“Why Swanand Why”
Music: Ilaiyaraaja
Lyrics: Swanand Kirkire/ Kausar Munir
Ratings: * * *
1. Ishq-E-Phillum
Ilaiyaraaja gives a very complex feel to this song: the piano
that starts the song is haunting; Suraj Jagan sounds very angsty in rendering
the celebratory lyrics by Swanand Kirkire about “phillum” (film). This very
much tells about the mood of the actual film. The composition, as it enters
interludes, starts sounding as dated as of ‘80s and even the main hook on which
the entire song is built feels repetitive and also Jagan’s vocals aren’t smooth
enough for this ship to sail.
2. Sha Sha Mi Mi
This song is as bizarre as the title of the film.

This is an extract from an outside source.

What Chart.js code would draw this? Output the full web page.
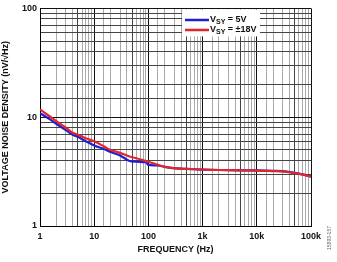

Composition of this song too is old-school: violins, trumpets and all.
Problematic part is when Ilaiyaraaja treats it as a modern day composition with
all electronic sounds stuffed into it. However, Caralisa Monteiro superbly
transcends between these styles of compositions.
3. Piddly
Again, Piddly’s arrangement is full of exquisite violins and
piano but such a peppy tune is let down by auto-tuned voice of Amitabh
Bachchan… so badly done that it exhausts the feel of the song. We, fans of Raja
Sir, will have to find grace only in the beautiful violins.
4. Sannata
Illayaraja reworked on his 1980 composition Aasaya Kaathula from
Rajnikanth’s Johnny and remixed it to produce, again, an electronic laden
track- but subtly done this time. The start is refreshingly catchy with that
entire beat box, processed vox and acappella vocals, but the consistently bad
lyrics of the album is at its worse here with all the homage to modern music
icons (among which Kirkire and Shruti take pride to mention themselves). And
this disgrace is further shorn by an off Shruti Haasan.
5. Thappad
The same problem with the lyrics continues here too… it is
nonsense, alright, but it is given the centerstage and the entire composition
is developed around it that you cannot ignore it, and what is ignored is the
spectacular arrangement that goes in the background which in this case is
suitably retro.
6. Lifebuoy
Now perhaps this is the only track where the nonsense lyrics
work, because it is so whimsical. It’s an ad-jingle of the soap brand
reimagined as a disco pop song with killing of germs tuned to the sound of
guns! Wish this could be a fully realized and a longer track!
Kirkire’s lyrics might be suitable for the situations in the
film but for an album it needs to identify itself as whimsy, fantasy,
nonsensical or funny. Sadly it falls in neither of one and that killed the songs’
utility for repeated listening. Three stars, strictly for Ilaiyaraaja!